Contenu
Micmac moche au Boul'Mich
Grand format
Inédit
Tout public
Nicolas Barral (coloriste)
Philippe de la Fuente (coloriste)
Paris : Casterman, octobre 2015
96 p. ; illustrations en couleur ; 31 x 23 cm
ISBN 978-2-203-08767-5
Suicide mode d'emploi
Le travail de Nicolas Barral est un travail ingrat. Son adaptation en bande dessinée de Micmac moche au Boul'Mich, le roman de Léo Malet, s'inspire en effet du personnage dessiné par Jacques Tardi dont c'est ici la neuvième aventure illustrée. Si ce n'est pas une mise en abime de l'adaptation, on se demande ce que c'est. La réponse est pourtant simple : une virée étincelante entre le Ve et le VIe arrondissement de Paris, de la rue Broca au boulevard Saint-Michel en passant pour les rues Mouffetard et Contrescarpe. La trame minimaliste permet à la fois à l'enquête de progresser et au dessinateur de mettre en images quelques uns des sujets tendancieux présents dans le roman - amours clandestines entre une femme blanche et un Noir, racisme et avortement.
Tout débute avec le suicide par balle de Paul Leverrier, fils d'un gynécologue, dans sa 2CV citron. Suicide qui n'est pas remis en cause par l'inspecteur Masoultre du 36, quai des Orfèvres. Mais le suicidé avait une petite amie qui ne veut pas croire à cette mort aussi soudaine que surprenante. Pour Jacqueline Carrier, il y a eu crime. Nestor Burma a bon cœur alors que sa secrétaire, la belle Hélène (qui est tout sauf une poire dans cette histoire) est grippée (comme la cervelle du détective de chic et de choc), et il enquête le temps que l'infortunée demoiselle en détresse se fasse une raison tout en continuant de s'effeuiller au cabaret Colin des Cayeux. La suite est digne des "Mystères de Paris", la série de Léo Malet, avec son lot de rencontres, de cadavres et de coups sur l'occiput avec son enquête en marge de celle de la police. Nestor Burma va croiser un Antillais, un maître-chanteur, des étudiants (surtout en médecine), le commissaire Florimond Farroux, une maîtresse et quelques concierges qui dorment ou pas. Cette dernière aventure officielle est aussi celle des souvenirs. Nestor Burma va surtout apprendre que la mère de Paul est morte de la typhoïde. L'indice-clé de l'enquête est un exemplaire des Fleurs du Mal, de Charles Baudelaire, qui va se retrouver plein de piquant (ou de piqures, allez savoir).
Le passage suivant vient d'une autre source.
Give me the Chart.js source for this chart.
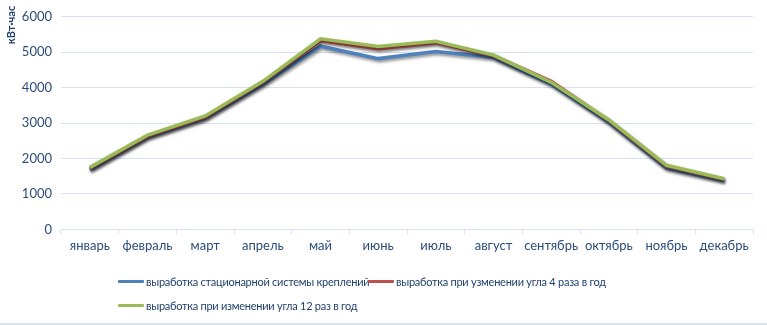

Associé au cabaret, le recueil de poésie fait écho à la vie de bohème de l'auteur quand il déclamait des vers et sa vache enragée à l'Ymayge Nostre-Dame.
Nicolas Barral vante, lui, Pierre Mac Orlan et ses chansons dans une bande dessinée sobre, graphique, sombre et enneigée tout en s'affranchissant des dessins typiques de Jacques Tardi et en réussissant le pari de leur rendre hommage. Ses découpages donnent du rythme. Un rythme que l'on retrouve dans des cases où l'action côtoie la réflexion. Les dialogues sont finement ciselés et mettent en avant un Léo Malet avide du rythme des mots, adepte des envolées lyriques et surtout des images cyniques. Le langage est tout bonnement jouissif et ludique. Le tout alors que le détective pompe sans relâche sa pipe en forme de tête de taureau. C'est simple, efficace et captivant à la fois.
Citation
Un jeune homme avait été retrouvé mort quai Saint-Bernard. Il s'agissait de Paul Leverrier, vingt ans, fils d'un toubib du Boul'Mich et futur toubib lui-même s'il ne lui était pas venu à l'idée de se balancer un coup de pétard en plein pêche.